What is the worst misconception about evangelicals?
The most common is that evangelicals are primarily motivated by a political agenda. But to a certain extent, this media perception is a natural response to some actions of the evangelical movement. Politics may not be the core of evangelical identity. But when you look like a duck and quack like a duck, you should not be surprised if people say you're a duck.
Why do media quote evangelical spokesmen who many evangelicals do not identify with?
The media like to quote people who have a catchy turn of phrase and will say something dramatic. That's what evangelical spokesmen do for a living, to get their radio listeners motivated not just on political issues but also to send in money. You don't get people to support a ministry by saying nice, calming things and telling them that all is well in the world. You sound the alarm. This adapts very well to politics.
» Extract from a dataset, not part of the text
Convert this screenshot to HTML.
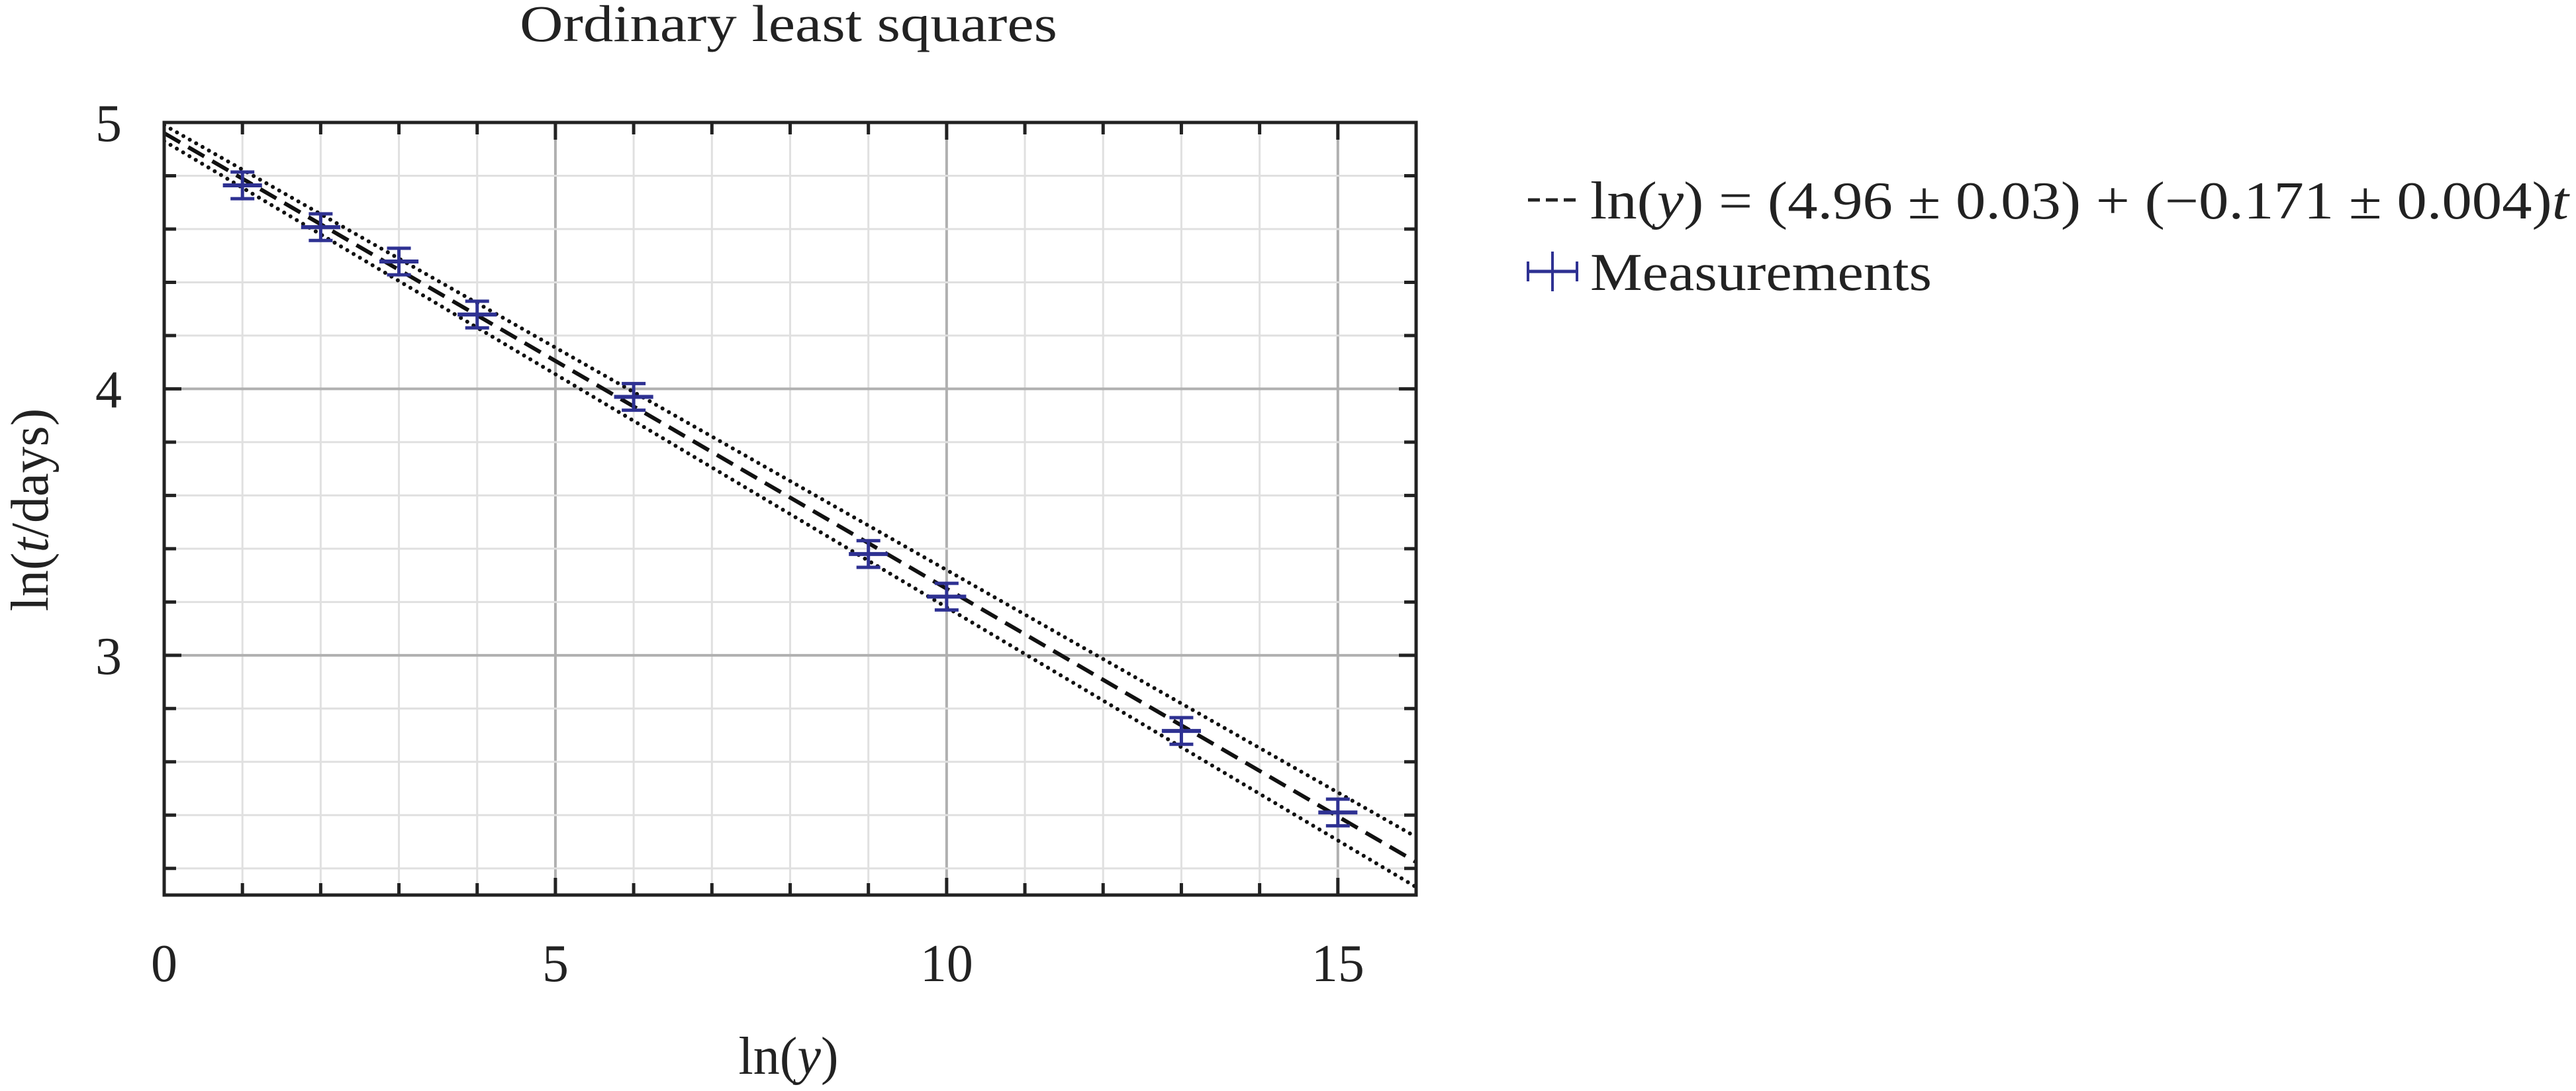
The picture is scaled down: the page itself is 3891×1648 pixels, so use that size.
<!DOCTYPE html>
<html><head><meta charset="utf-8"><style>
html,body{margin:0;padding:0;background:#fff;}
svg{display:block;font-family:"Liberation Serif",serif;}
</style></head><body>
<svg id="chart" width="3891" height="1648" viewBox="0 0 3891 1648" xmlns="http://www.w3.org/2000/svg">
<text x="1191" y="62" font-size="78" text-anchor="middle" fill="#222" textLength="812" lengthAdjust="spacingAndGlyphs">Ordinary least squares</text>
<g id="grid"></g>
<g id="fit"></g>
<g id="pts"></g>
<g id="axes"></g>
<text x="1191" y="1622" font-size="80" text-anchor="middle" fill="#222">ln(<tspan font-style="italic">y</tspan>)</text>
<text transform="translate(72,770) rotate(-90)" font-size="80" text-anchor="middle" fill="#222">ln(<tspan font-style="italic">t</tspan>/days)</text>
<g>
<line x1="2308" y1="302" x2="2382" y2="302" stroke="#222" stroke-width="5" stroke-dasharray="18,9"/>
<text x="2402" y="330" font-size="80" fill="#222" textLength="1478" lengthAdjust="spacingAndGlyphs">ln(<tspan font-style="italic">y</tspan>) = (4.96 ± 0.03) + (−0.171 ± 0.004)<tspan font-style="italic">t</tspan></text>
<line x1="2308" y1="410" x2="2382" y2="410" stroke="#2e3192" stroke-width="5"/>
<line x1="2345" y1="380" x2="2345" y2="440" stroke="#2e3192" stroke-width="4"/>
<line x1="2308" y1="395" x2="2308" y2="425" stroke="#2e3192" stroke-width="4"/>
<line x1="2382" y1="395" x2="2382" y2="425" stroke="#2e3192" stroke-width="4"/>
<text x="2402" y="438" font-size="80" fill="#222" textLength="516" lengthAdjust="spacingAndGlyphs">Measurements</text>
</g>
</svg>
<script>
const xs = [1, 2, 3, 4, 6, 9, 10, 13, 15];
const ys = [4.764, 4.607, 4.478, 4.279, 3.97, 3.38, 3.22, 2.716, 2.41];
const yErr = [0.05, 0.05, 0.05, 0.05, 0.05, 0.05, 0.05, 0.05, 0.05];
const xErr = [0.25, 0.25, 0.25, 0.25, 0.25, 0.25, 0.25, 0.25, 0.25];
const fitParams = [4.96, -0.171];
const upperBand = [4.99, -0.167];
const lowerBand = [4.93, -0.175];
const xTicks = [0, 5, 10, 15];
const yTicks = [3, 4, 5];
const xDomain = [0, 16];
const yDomain = [2.1, 5.0];

const L = 248, R = 2139, T = 185, B = 1352;
const sx = v => L + (v - xDomain[0]) / (xDomain[1] - xDomain[0]) * (R - L);
const sy = v => B - (v - yDomain[0]) / (yDomain[1] - yDomain[0]) * (B - T);
const NS = "http://www.w3.org/2000/svg";
function mk(parent, tag, attrs) {
  const e = document.createElementNS(NS, tag);
  for (const k in attrs) e.setAttribute(k, attrs[k]);
  parent.appendChild(e);
  return e;
}
const grid = document.getElementById('grid');
const axes = document.getElementById('axes');
const fit = document.getElementById('fit');
const pts = document.getElementById('pts');

for (let v = xDomain[0] + 1; v < xDomain[1]; v++) {
  const major = v % 5 === 0;
  const g = mk(grid, 'line', {x1: sx(v), x2: sx(v), y1: T, y2: B, stroke: major ? '#b0b0b0' : '#e0e0e0', 'stroke-width': major ? 4 : 3});
  
  
  const len = major ? 26 : 18;
  const t1 = mk(axes, 'line', {x1: sx(v), x2: sx(v), y1: B, y2: B - len, stroke: '#222', 'stroke-width': 5});
  
  
  const t2 = mk(axes, 'line', {x1: sx(v), x2: sx(v), y1: T, y2: T + len, stroke: '#222', 'stroke-width': 5});
  
  
}
for (let i = 1; i * 0.2 + 2.0 < yDomain[1] - 0.01; i++) {
  const v = +(2.0 + i * 0.2).toFixed(2);
  if (v <= yDomain[0]) continue;
  const major = Math.abs(v - Math.round(v)) < 1e-6;
  const g = mk(grid, 'line', {x1: L, x2: R, y1: sy(v), y2: sy(v), stroke: major ? '#b0b0b0' : '#e0e0e0', 'stroke-width': major ? 4 : 3});
  
  
  const len = major ? 26 : 18;
  const t1 = mk(axes, 'line', {x1: L, x2: L + len, y1: sy(v), y2: sy(v), stroke: '#222', 'stroke-width': 5});
  
  
  const t2 = mk(axes, 'line', {x1: R, x2: R - len, y1: sy(v), y2: sy(v), stroke: '#222', 'stroke-width': 5});
  
  
}
const frame = mk(axes, 'rect', {x: L, y: T, width: R - L, height: B - T, fill: 'none', stroke: '#222', 'stroke-width': 5});



xTicks.forEach(v => {
  const t = mk(axes, 'text', {x: sx(v), y: 1482, 'font-size': 80, 'text-anchor': 'middle', fill: '#222'});
  t.textContent = v;
  
  
});
yTicks.forEach(v => {
  const t = mk(axes, 'text', {x: 184, y: sy(v) + 28, 'font-size': 80, 'text-anchor': 'end', fill: '#222'});
  t.textContent = v;
  
  
});

const clip = mk(fit, 'clipPath', {id: 'pc'});
mk(clip, 'rect', {x: L, y: T, width: R - L, height: B - T});
function lineOf(p, dash, w, name) {
  const l = mk(fit, 'line', {x1: sx(xDomain[0]), y1: sy(p[0] + p[1] * xDomain[0]), x2: sx(xDomain[1]), y2: sy(p[0] + p[1] * xDomain[1]), stroke: '#111', 'stroke-width': w, 'stroke-dasharray': dash, 'stroke-linecap': dash === '0.1,11' ? 'round' : 'butt', 'clip-path': 'url(#pc)'});
  
  
}
lineOf(upperBand, '0.1,11', 6, 'upper-confidence-band');
lineOf(lowerBand, '0.1,11', 6, 'lower-confidence-band');
lineOf(fitParams, '28,14', 6, 'fit-line');

xs.forEach((x, i) => {
  const g = mk(pts, 'g', {});
  
  
  const cx = sx(x), cy = sy(ys[i]);
  const top = sy(ys[i] + yErr[i]), bot = sy(ys[i] - yErr[i]);
  const c = '#2e3192';
  mk(g, 'line', {x1: sx(x - xErr[i]), x2: sx(x + xErr[i]), y1: cy, y2: cy, stroke: c, 'stroke-width': 6});
  mk(g, 'line', {x1: cx, x2: cx, y1: top, y2: bot, stroke: c, 'stroke-width': 5});
  mk(g, 'line', {x1: cx - 18, x2: cx + 18, y1: top, y2: top, stroke: c, 'stroke-width': 5});
  mk(g, 'line', {x1: cx - 18, x2: cx + 18, y1: bot, y2: bot, stroke: c, 'stroke-width': 5});
});
</script>
</body></html>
Can evangelicals play the political game and still maintain a credible distance?
Integrity comes in when deciding which positions to champion. Are they calculated to win elections, or do they bring the gospel to bear on issues important to Christians? That is where the fault line runs through the evangelical movement. Those who say evangelicals need to limit the agenda argue that it's easier to keep people focused and engaged if you stick to emotionally charged, proven issues. In my mind, it's a purely political calculus. Certainly it's going to be harder to keep Christians engaged on a broader range of issues. But then again, what is the purpose of evangelicals being in the public square?
Will evangelicals remain noteworthy even if their political power wanes?
Their influence will ebb and flow. That's part of what happens when you become engaged in the political process. You don't always win. And if you hook your star to one party, when that party is out of power, you're not going to get as many White House invitations. That doesn't expose some anti-religious bias in the country. That's just a part of what happens when you get involved in the street brawl we call politics.
How do you see the evangelical movement maturing?
The easiest place to see that is in the political realm. Maturation in that realm is reflected as evangelicals have abandoned the all-or-nothing approach to politics and as they have become willing to work with people they don't agree with theologically or on a number of other issues. That maturity is fairly recent. You didn't see that in the era of the [fundamentalists'] second-degree separation.